Convergence of energy (left) and force (right) for the NEP model under LKF and SNES optimizers in the HfO2 system (2200 structures). The dashed line indicates the lowest loss level that can be achieved by SNES algorithm training.

Convergence of energy (left) and force (right) for the NEP model under LKF and SNES optimizers in the Al system (3984 structures). The dashed line indicates the lowest loss level that can be achieved by SNES algorithm training.

Accuracy Comparison Between NEP and Deep Potential Models in PWMLFF

The deep potential (DP) model is a widely used neural network model, and PWMLFF implements a Pytorch version of the DP model, which can also use the LKF optimizer. We compared the training of NEP and DP (PWMLFF) models using the LKF optimizer in multiple systems, as shown in Figure 4. In Al, HfO2, LiGePS (including 10,000 structures), and [Ru, Rh, Ir, Pd, Ni] quinary alloy systems (including 9486 structures), the NEP model in PWMLFF converges faster and achieves higher accuracy than the DP model. Specifically, for the quinary alloy, we used type embedding DP to reduce the impact of the number of elements on training speed (in previous tests, we found that for situations with more than five elements, introducing type embedding in PWMLFF's DP training can achieve higher accuracy than regular DP).

NEP and DP model training error convergence under LKF optimizer

Test Data

Test data and models have been uploaded. You can download them from our Baidu Cloud Disk https://pan.baidu.com/s/1beFMBU1IehmNEpIQ9B8ybg?pwd=pwmt, or from our open-source dataset repository.

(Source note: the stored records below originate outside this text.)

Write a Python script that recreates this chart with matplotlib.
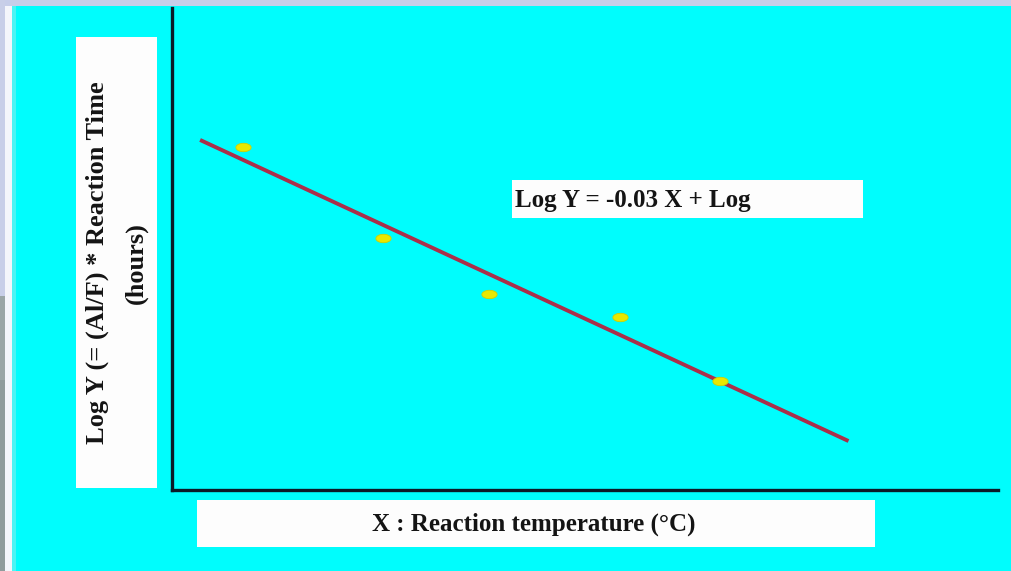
import numpy as np
import matplotlib
matplotlib.use("Agg")
import matplotlib.pyplot as plt
from matplotlib.patches import Rectangle
from matplotlib.path import Path

# ---- data ----
temperature = [8.6, 25.6, 38.4, 54.2, 66.3]
log_y = [2.68, 1.97, 1.53, 1.35, 0.85]
fit_slope = -0.03
fit_intercept = 2.84
fit_x_range = [3.4, 81.9]

y_label_line1 = "Log Y (= (Al/F) * Reaction Time"
y_label_line2 = "(hours)"
x_label = "X : Reaction temperature (°C)"
equation = "Log Y = -0.03 X + Log"

W, H = 1011, 571
fig = plt.figure(figsize=(W / 100, H / 100), dpi=100)
fig.patch.set_facecolor("#00fdfd")

def fx(px):
    return px / W

def fy(py):
    return 1 - py / H

def frect(x0, y0, x1, y1, color, z=0, alpha=1.0):
    r = Rectangle((fx(x0), fy(y1)), fx(x1) - fx(x0), fy(y0) - fy(y1),
                  transform=fig.transFigure, facecolor=color, edgecolor="none",
                  zorder=z, alpha=alpha)
    fig.patches.append(r)

# frame strips
frect(0, 0, W, 6, "#c6cee9")
frect(0, 0, 5, 296, "#c8cfe8")
frect(0, 296, 5, H, "#9aa6a6")
frect(0, 380, 5, H, "#8f9c9c")
frect(5, 6, 12, H, "#f4f6fb")
frect(12, 6, 16, H, "#7feeee", alpha=0.6)

# white label boxes
frect(76, 37, 157, 488, "#fdfdfd", z=1)
frect(197, 500, 875, 547, "#fdfdfd", z=1)
frect(512, 180, 863, 218, "#fdfdfd", z=1)

serif = ["Liberation Serif", "DejaVu Serif"]

ax = fig.add_axes([fx(172), fy(490), fx(998) - fx(172), fy(8) - fy(490)])
ax.set_facecolor("none")
ax.set_xlim(0, 100)
ax.set_ylim(0, 3.77)
for s in ["top", "right"]:
    ax.spines[s].set_visible(False)
for s in ["left", "bottom"]:
    ax.spines[s].set_linewidth(2.4)
    ax.spines[s].set_color("#0b1a28")
ax.set_xticks([])
ax.set_yticks([])

fx_line = np.array(fit_x_range)
ax.plot(fx_line, fit_slope * fx_line + fit_intercept, color="#aa2f4a",
        linewidth=2.8, solid_capstyle="butt", zorder=3)

t = np.linspace(0, 2 * np.pi, 40)
ell = Path(np.column_stack([np.cos(t), 0.55 * np.sin(t)]), closed=True)
ax.plot(temperature, log_y, linestyle="none", marker=ell, markersize=11,
        markerfacecolor="#e9e800", markeredgecolor="#cfd000",
        markeredgewidth=0.6, zorder=4)

# texts
fig.text(fx(515), fy(200), equation, family=serif, weight="bold", fontsize=18,
         ha="left", va="center", color="#141414", zorder=5)
fig.text(fx(534), fy(524), x_label, family=serif, weight="bold", fontsize=18,
         ha="center", va="center", color="#141414", zorder=5)
fig.text(fx(97), fy(263), y_label_line1, family=serif, weight="bold", fontsize=19,
         ha="center", va="center", rotation=90, color="#141414", zorder=5)
fig.text(fx(136), fy(263), y_label_line2, family=serif, weight="bold", fontsize=19,
         ha="center", va="center", rotation=90, color="#141414", zorder=5)

fig.savefig("out.png", dpi=100, facecolor=fig.get_facecolor())
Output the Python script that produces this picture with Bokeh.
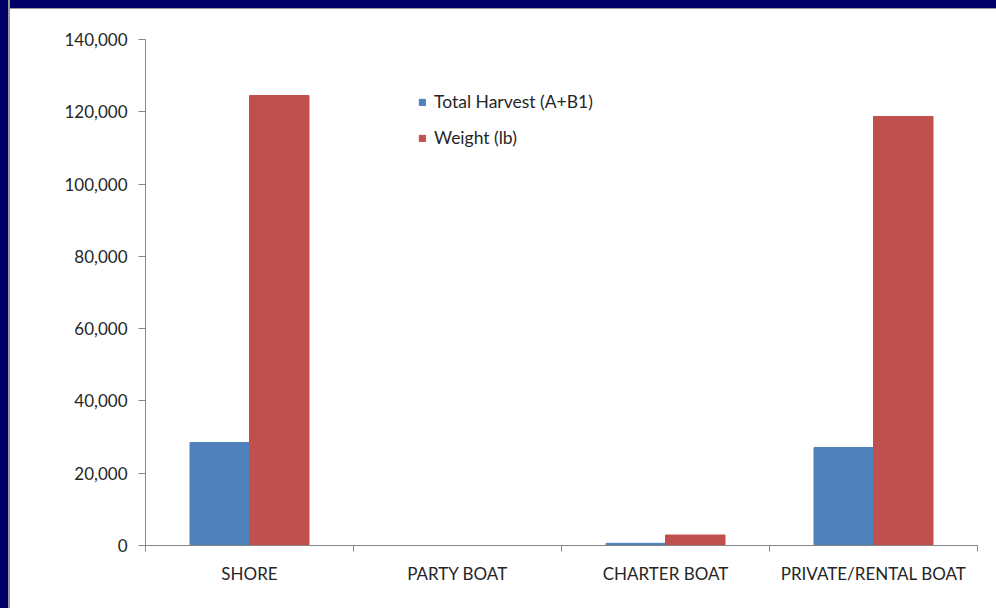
from bokeh.plotting import figure
from bokeh.models import (ColumnDataSource, FixedTicker, NumeralTickFormatter, Legend,
                          LegendItem, Div, Range1d)
from bokeh.layouts import row, column
from bokeh.transform import dodge
from bokeh.embed import file_html
from bokeh.resources import INLINE

categories = ["SHORE", "PARTY BOAT", "CHARTER BOAT", "PRIVATE/RENTAL BOAT"]
total_harvest = [28500, 0, 600, 27100]
weight_lb = [124500, 0, 2900, 118700]
series_names = ["Total Harvest (A+B1)", "Weight (lb)"]
y_ticks = [0, 20000, 40000, 60000, 80000, 100000, 120000, 140000]

FONT = "Lato"
TEXT = "#262626"
AXIS = "#868686"

pos = [i + 0.5 for i in range(len(categories))]
src = ColumnDataSource(dict(x=pos, harvest=total_harvest, weight=weight_lb))

p = figure(width=986, height=599, output_backend="svg", toolbar_location=None,
           x_range=Range1d(0, len(categories)), y_range=Range1d(0, 140000),
           min_border_left=135, min_border_right=19, min_border_top=30, min_border_bottom=63,
           margin=(0, 0, 0, 0))
p.outline_line_color = None
p.xgrid.visible = False
p.ygrid.visible = False
p.background_fill_color = "white"
p.border_fill_color = "white"

bw = 0.286
r1 = p.vbar(x=dodge("x", -bw / 2, range=p.x_range), top="harvest", width=bw, source=src,
            fill_color="#4F81BD", line_color="#4F81BD")
r2 = p.vbar(x=dodge("x", bw / 2, range=p.x_range), top="weight", width=bw, source=src,
            fill_color="#C0504D", line_color="#C0504D")

# x axis: labels at category centres, ticks at category boundaries
xa = p.xaxis[0]
xa.ticker = FixedTicker(ticks=pos, minor_ticks=list(range(len(categories) + 1)))
xa.major_label_overrides = {p_: c for p_, c in zip(pos, categories)}
xa.major_tick_line_color = None
xa.major_tick_out = 0
xa.major_tick_in = 0
xa.minor_tick_out = 6
xa.minor_tick_in = 0
xa.minor_tick_line_color = AXIS
xa.axis_line_color = AXIS
xa.major_label_standoff = 11
xa.major_label_text_font = FONT
xa.major_label_text_font_size = "17px"
xa.major_label_text_color = TEXT

ya = p.yaxis[0]
ya.ticker = FixedTicker(ticks=y_ticks, minor_ticks=[])
ya.formatter = NumeralTickFormatter(format="0,0")
ya.major_tick_out = 7
ya.major_tick_in = 0
ya.major_tick_line_color = AXIS
ya.minor_tick_line_color = None
ya.axis_line_color = AXIS
ya.major_label_standoff = 11
ya.major_label_text_font = FONT
ya.major_label_text_font_size = "17px"
ya.major_label_text_color = TEXT

legend = Legend(items=[LegendItem(label=series_names[0], renderers=[r1]),
                       LegendItem(label=series_names[1], renderers=[r2])],
                location=(273, 397), orientation="vertical",
                glyph_width=8, glyph_height=8, label_standoff=8,
                label_height=20, spacing=15, padding=0, margin=0,
                border_line_color=None, background_fill_alpha=0,
                label_text_font=FONT, label_text_font_size="17.5px",
                label_text_color=TEXT)
p.add_layout(legend, "center")

navy = "#000066"
gray = "#9a9a9a"
m0 = (0, 0, 0, 0)
left_navy = Div(width=8, height=608, margin=m0, styles={"background-color": navy})
left_gray = Div(width=2, height=608, margin=m0, styles={"background-color": gray})
top_navy = Div(width=986, height=8, margin=m0, styles={"background-color": navy})
top_gray = Div(width=986, height=1, margin=m0, styles={"background-color": gray})

layout = row(left_navy, left_gray,
             column(top_navy, top_gray, p, spacing=0, margin=m0),
             spacing=0, margin=m0)

open("out.html", "w").write(file_html(layout, INLINE))
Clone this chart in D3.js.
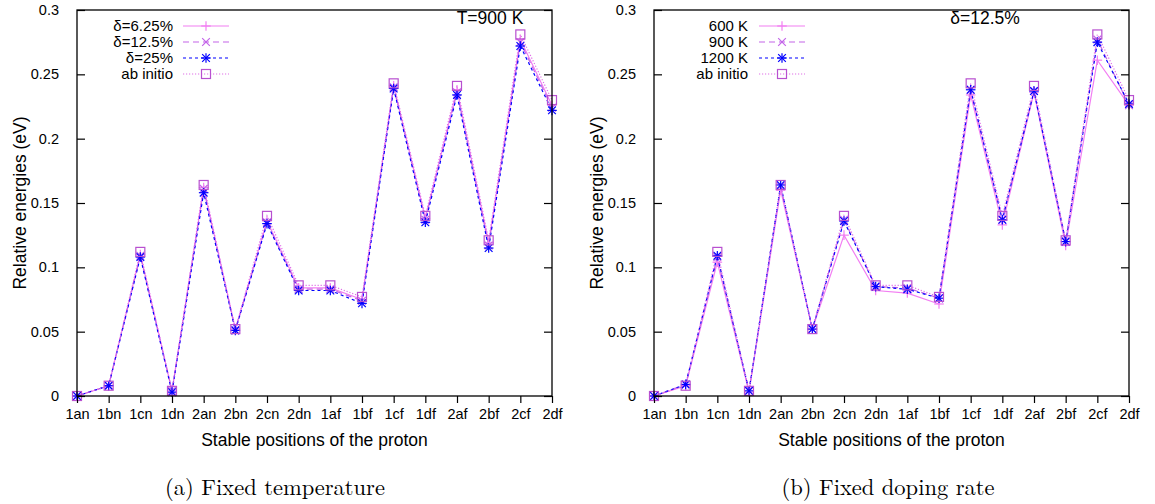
<!DOCTYPE html>
<html><head><meta charset="utf-8">
<script src="https://cdn.jsdelivr.net/npm/d3@7"></script>
<style>html,body{margin:0;padding:0;background:#fff;}svg{display:block;}</style>
</head><body>
<svg id="c" width="1155" height="504"></svg>
<script>
const categories = ["1an","1bn","1cn","1dn","2an","2bn","2cn","2dn","1af","1bf","1cf","1df","2af","2bf","2cf","2df"];
const yTicks = [0, 0.05, 0.1, 0.15, 0.2, 0.25, 0.3];
const yTickLabels = ["0","0.05","0.1","0.15","0.2","0.25","0.3"];

const abInitio = [0, 0.008, 0.112, 0.004, 0.164, 0.052, 0.140, 0.086, 0.086, 0.077, 0.243, 0.140, 0.241, 0.121, 0.281, 0.230];

const delta625 = [0, 0.008, 0.110, 0.004, 0.162, 0.052, 0.136, 0.084, 0.084, 0.075, 0.241, 0.138, 0.238, 0.119, 0.277, 0.226];
const delta125 = [0, 0.008, 0.109, 0.004, 0.161, 0.051, 0.135, 0.083, 0.083, 0.074, 0.240, 0.137, 0.236, 0.117, 0.275, 0.224];
const delta25  = [0, 0.008, 0.108, 0.003, 0.158, 0.051, 0.134, 0.082, 0.082, 0.072, 0.239, 0.135, 0.234, 0.115, 0.272, 0.222];

const temp600  = [0, 0.008, 0.104, 0.003, 0.160, 0.052, 0.125, 0.082, 0.080, 0.0715, 0.234, 0.133, 0.236, 0.117, 0.261, 0.226];
const temp900  = [0, 0.009, 0.108, 0.004, 0.163, 0.052, 0.137, 0.085, 0.084, 0.076, 0.238, 0.137, 0.237, 0.120, 0.277, 0.226];
const temp1200 = [0, 0.009, 0.109, 0.004, 0.164, 0.052, 0.136, 0.085, 0.083, 0.076, 0.238, 0.137, 0.237, 0.120, 0.275, 0.227];

const labelsA = ["δ=6.25%","δ=12.5%","δ=25%","ab initio"];
const labelsB = ["600 K","900 K","1200 K","ab initio"];
const titleA = "T=900 K", titleB = "δ=12.5%";
const captionA = "(a) Fixed temperature", captionB = "(b) Fixed doping rate";
const xTitle = "Stable positions of the proton", yTitle = "Relative energies (eV)";

const styles = [
  {color:"#f27ef2", dash:null, marker:"plus"},
  {color:"#c364e8", dash:"6,4", marker:"cross"},
  {color:"#0000ff", dash:"3,3", marker:"star"},
  {color:"#b850d0", dash:"1.2,1.8", marker:"square", lineColor:"#e070e8"}
];

const panels = [
  {x0:77, x1:552, series:[delta625, delta125, delta25, abInitio], labels:labelsA, title:titleA, titleX:490, caption:captionA, capX:275,
   legTextX:173, legLine:[183,229]},
  {x0:654, x1:1129, series:[temp600, temp900, temp1200, abInitio], labels:labelsB, title:titleB, titleX:985, caption:captionB, capX:888,
   legTextX:748, legLine:[759,805]}
];
const yTop = 10, yBot = 396;
const svg = d3.select("#c");
const sans = "'Liberation Sans', Arial, Helvetica, sans-serif";
const serif = "'Latin Modern Roman','CMU Serif','DejaVu Serif','Liberation Serif',serif";

function drawMarker(g, type, cx, cy, color){
  const s = 4.8;
  const st = {stroke:color, "stroke-width":1.2, fill:"none"};
  const ln = (x1,y1,x2,y2)=>{const l=g.append("line").attr("x1",x1).attr("y1",y1).attr("x2",x2).attr("y2",y2);for(const k in st)l.attr(k,st[k]);};
  if(type==="plus"||type==="star"){ln(cx-s,cy,cx+s,cy);ln(cx,cy-s,cx,cy+s);}
  if(type==="cross"||type==="star"){ln(cx-s*0.8,cy-s*0.8,cx+s*0.8,cy+s*0.8);ln(cx-s*0.8,cy+s*0.8,cx+s*0.8,cy-s*0.8);}
  if(type==="square"){g.append("rect").attr("x",cx-4.5).attr("y",cy-4.5).attr("width",9).attr("height",9).attr("stroke",color).attr("stroke-width",1.2).attr("fill","none");}
}

panels.forEach(p=>{
  const x = d3.scalePoint().domain(categories).range([p.x0,p.x1]);
  const y = d3.scaleLinear().domain([0,0.3]).range([yBot,yTop]);
  const g = svg.append("g");

  const line = d3.line().x((d,i)=>x(categories[i])).y(d=>y(d));
  p.series.forEach((s,k)=>{
    const st = styles[k];
    g.append("path").datum(s).attr("d",line).attr("fill","none")
      .attr("stroke", st.lineColor||st.color).attr("stroke-width",1.2)
      .attr("stroke-dasharray", st.dash);
  });
  p.series.forEach((s,k)=>{
    const st = styles[k];
    s.forEach((v,i)=>drawMarker(g, st.marker, x(categories[i]), y(v), st.color));
  });

  g.append("rect").attr("x",p.x0).attr("y",yTop).attr("width",p.x1-p.x0).attr("height",yBot-yTop)
    .attr("fill","none").attr("stroke","#000").attr("stroke-width",1.3);

  const ya = d3.axisLeft(y).tickValues(yTicks).tickFormat((d,i)=>yTickLabels[i]).tickSizeInner(-8).tickSizeOuter(0).tickPadding(18);
  const yg = g.append("g").attr("transform",`translate(${p.x0},0)`).call(ya);
  yg.select(".domain").remove();
  yg.selectAll("text").attr("font-family",sans).attr("font-size",14.5).attr("fill","#000");
  const yr = d3.axisRight(y).tickValues(yTicks).tickFormat("").tickSizeInner(-8).tickSizeOuter(0);
  const yrg = g.append("g").attr("transform",`translate(${p.x1},0)`).call(yr);
  yrg.select(".domain").remove();

  const xa = d3.axisBottom(x).tickSizeInner(7).tickSizeOuter(0).tickPadding(6);
  const xg = g.append("g").attr("transform",`translate(0,${yBot})`).call(xa);
  xg.select(".domain").remove();
  xg.selectAll("text").attr("font-family",sans).attr("font-size",14.5).attr("fill","#000");
  g.selectAll(".tick line").attr("stroke","#000").attr("stroke-width",1.2);

  g.append("text").attr("x",(p.x0+p.x1)/2).attr("y",446).attr("text-anchor","middle")
    .attr("font-family",sans).attr("font-size",17.5).text(xTitle);
  g.append("text").attr("transform",`translate(${p.x0-51},${(yTop+yBot)/2}) rotate(-90)`)
    .attr("text-anchor","middle").attr("font-family",sans).attr("font-size",17.5).text(yTitle);

  g.append("text").attr("x",p.titleX).attr("y",24).attr("text-anchor","middle")
    .attr("font-family",sans).attr("font-size",17.5).text(p.title);

  const rows = [26,42,58,74];
  p.labels.forEach((lab,k)=>{
    const st = styles[k];
    g.append("text").attr("x",p.legTextX).attr("y",rows[k]+5).attr("text-anchor","end")
      .attr("font-family",sans).attr("font-size",15).text(lab);
    g.append("line").attr("x1",p.legLine[0]).attr("x2",p.legLine[1]).attr("y1",rows[k]).attr("y2",rows[k])
      .attr("stroke",st.lineColor||st.color).attr("stroke-width",1.2).attr("stroke-dasharray",st.dash);
    drawMarker(g, st.marker, (p.legLine[0]+p.legLine[1])/2, rows[k], st.color);
  });

  g.append("text").attr("x",p.capX).attr("y",495).attr("text-anchor","middle")
    .attr("font-family",serif).attr("font-size",22.5).text(p.caption);
});
</script>
</body></html>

Lammps Interface Test Results

The following figure shows the simulation speed of the NEP model's lammps CPU and GPU interface for NPT ensemble MD simulations on a 3090*4 machine. For the CPU interface, the speed is proportional to the atomic scale and the number of CPU cores; for the GPU interface, the speed is proportional to the atomic scale and the number of GPUs.

Based on the test results, we recommend using the CPU interface if your system size is below the order of $10^3$. Additionally, when using the GPU interface, we recommend using the same number of CPU cores as the number of GPU cards you set.